Après que Bertrand Périer, en dépit de ses tics peut-être trop séducteurs d’avocat
- prestigieux,
- expérimenté et
- top level (Conseil d’État et cour de cassation, ça rigole plus),
pédagogue in vivo et ex libris de « l’art oratoire » pris dans ses astuces efficaces
- (silences appuyés,
- regards portés,
- respirations Stabylo),
a convaincu, en une prise de parole (on pense aux théories pragmatiques de Jean Sommer, l’ex-chanteur incroyable devenu coach vocal, hélas) qu’il allait contribuer – contrairement à ce que nous avons peut-être laissé entendre – à la réussite du projet en saisissant l’auditoire par son surjeu grâce à trois atouts flagrants
- (l’intelligence du texte,
- la science de ce-que-c’est-de-parler-en-public,
- la gourmandise des mots),
l’arrangement pour deux pianos – mais si, la phrase va bientôt finir – convainc dès l’introduction et la solennelle « Marche royale du lion ». Les effets
- de confrontation entre les deux mastodontes à cordes et marteaux,
- de caractérisation du personnage et de la situation, et
- de pittoresque animalier réinventé à l’aune de l’humain
effacent presque la virtuosité requise, laissant la jubilation l’emporter sur la technicité – pour les auditeurs, évidemment, mais, semble-t-il quelque peu aussi pour les interprètes. « Poules et coqs » ouvrent aux oreilles le royaume du staccato permettant aux gallinacées de picorer.
- Nuances,
- percussivité et
- musicalité
ne sont certes pas contradictoires avec un morceau à programme ! Les petites saucisses courent à l’unisson après les « Hémiones », offrant de s’ébaubir devant
- le groove (accents),
- la célérité roborative et
- le parallélisme ébouriffant des deux ploum-ploumistes.

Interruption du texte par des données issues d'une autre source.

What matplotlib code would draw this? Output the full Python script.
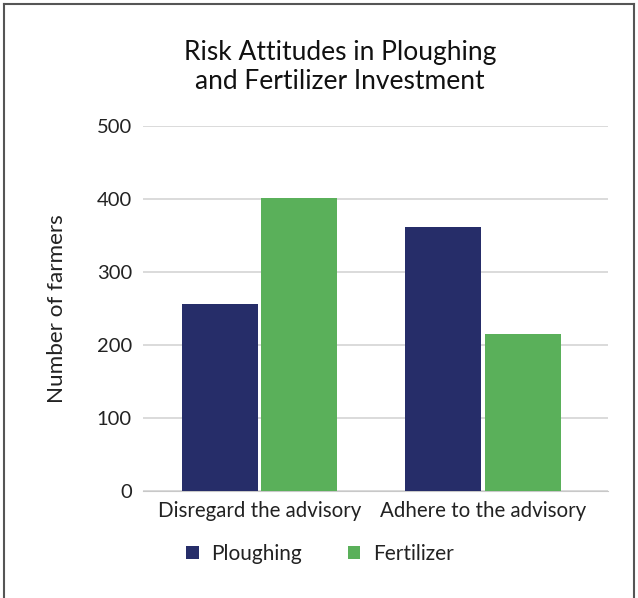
import matplotlib.pyplot as plt
import numpy as np

# Data
categories = ["Disregard the advisory", "Adhere to the advisory"]
ploughing = [256, 362]
fertilizer = [401, 215]
series_names = ["Ploughing", "Fertilizer"]
colors = ["#262d69", "#5ab05a"]

plt.rcParams['font.family'] = ['Lato', 'DejaVu Sans']

fig = plt.figure(figsize=(6.38, 5.98), dpi=100)
# axes in pixel coords: x 143..608, y 126..491 (from top)
W, H = 638, 598
ax = fig.add_axes([143 / W, 1 - 491 / H, (608 - 143) / W, (491 - 126) / H])

x = np.arange(len(categories))
bw = 0.34
gap = 0.007
ax.bar(x - bw / 2 - gap, ploughing, width=bw, color=colors[0], label=series_names[0], zorder=3)
ax.bar(x + bw / 2 + gap, fertilizer, width=bw, color=colors[1], label=series_names[1], zorder=3)

ax.set_xlim(-0.521, 1.559)
ax.set_ylim(0, 500)
ax.set_yticks([0, 100, 200, 300, 400, 500])
ax.yaxis.grid(True, color='#d4d4d4', linewidth=1.2, zorder=0)
ax.set_axisbelow(True)
for s in ax.spines.values():
    s.set_visible(False)
ax.spines['bottom'].set_visible(True)
ax.spines['bottom'].set_color('#c8c8c8')
ax.tick_params(axis='y', length=0, pad=8, labelsize=14.5, labelcolor='#222222')
ax.tick_params(axis='x', length=0, pad=7, labelsize=14.8, labelcolor='#222222')
ax.set_xticks(x)
ax.set_xticklabels(categories)

ax.set_ylabel("Number of farmers", fontsize=16.2, color='#222222')
ax.yaxis.set_label_coords(-0.163, 0.5)

fig.text(340 / W, 1 - 67 / H, "Risk Attitudes in Ploughing\nand Fertilizer Investment",
         ha='center', va='center', fontsize=19, color='#111111', linespacing=1.2)

handles, labels = ax.get_legend_handles_labels()
fig.legend(handles, labels, loc='center', bbox_to_anchor=(320 / W, 1 - 554 / H), ncol=2,
           frameon=False, fontsize=15, handlelength=0.6, handleheight=0.6,
           columnspacing=2.2, handletextpad=0.6, labelcolor='#222222')

# figure border (left, top, right)
for xs, ys in [([4, 4], [598, 4]), ([4, 634], [4, 4]), ([634, 634], [4, 598])]:
    fig.add_artist(plt.Line2D([v / W for v in xs], [1 - v / H for v in ys],
                              color='#555555', linewidth=1.5))

fig.savefig("out.png", dpi=100)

Notes répétées et octaves dessinent alors un Offenbach à rythme de « Tortues ». Par-delà le réinvestissement de l’intertexte, savoureux pour les mélomanes, Tristan Pfaff et Gaspard Dehaene parviennent à installer une atmosphère qui désamorce toute réductibilité de l’œuvre à une blagounette pour fins « connoisseurs » (en français dans le texte). De même, « L’Éléphant » échappe à la seule lourdeur signant la conception humaine du pachyderme en caractérisant les différents registres et en équilibrant la récurrence du thème avec ses commentaires. Camille Saint-Saëns et ses porte-voix refusent l’univocité : la stéréotypie iconique (ce qui fait que l’on « reconnaît » un animal à travers les notes) est volontiers subvertie par des propositions annexes – comme dans cette évocation des « Kangourous », où les sautillements plus dansants que bondissants irriguent les deux pianos mais savent aussi s’apaiser sans perdre l’attention de l’auditeur… au contraire. Soudain, après
- la terre de l’éléphant,
- l’air des kangourous sauteurs, voici
- l’eau de l’« Aquarium ».
C’est l’un des deux hits de la suite, que la qualité de la transcription et l’habileté des interprètes honorent. Nous voici nous réjouissant
- de la magie liquide délivrée par des doigts déliés,
- du vertige étonnant provoqué par des synchronisations remarquables, et
- des contrastes lumineux
qui, ensemble, rendent joliment justice à des trouvailles harmoniques pourtant souventes fois entendues. Des « Personnages à longues oreilles », ces ânes qui, pour le carnaval, « ont mis un bonnet d’homme », les deux complices expriment
- les interrogations,
- les dialogues et
- les suspensions.
Nul braiment, vraiment, ici, mais une intériorité qui sonne juste et marque la confiance des pianistes dans la musique, au-delà du côté plaisant de l’imitation conventionnelle. Sur un principe similaire, le « Coucou au fond des bois » et son motif répété, nous signalent les musicologues numérologistes, à vingt et une reprises (heureusement, c’est pas du Bach donc on peut s’épargner la symbolique kabbalistique de la chiffristique appliquée à la musique), joue à la fois sur
- l’imitation loin d’être messiaenique de l’oiseau et du froufroutement sylvestre,
- les échos rebondissant d’une hauteur et d’une nuance l’autre, installant comme une spatialisation stéréoscopique du décor et des personnages, ainsi que sur
- la variété
- de touchers,
- d’accents et
- d’intensités.
On ne quitte point l’ornithologie pas très parkerienne en nous enfonçant dans la « Volière » dont l’atmosphère intense et les parallélismes pianistiques enveloppent l’auditoire avec une efficacité saisissante. Les oiseaux suivants passés sur le grill de CSS sont les « Pianistes », et l’on ne doute pas que les deux énergumènes s’escrimant devant nous ont sans doute beaucoup souffert pour monter ce mouvement, peu habitués à jouer
- mal,
- pas en rythme et
- en léger décalage.
Comme espéré, ça joue affreusement faux : un délice. Les très réussis « Fossiles » évoquent à la fois
- l’animalité des corps sédimentés,
- la proximité avec notre condition de mortels (si, si) et
- la question de la vie après notre mort.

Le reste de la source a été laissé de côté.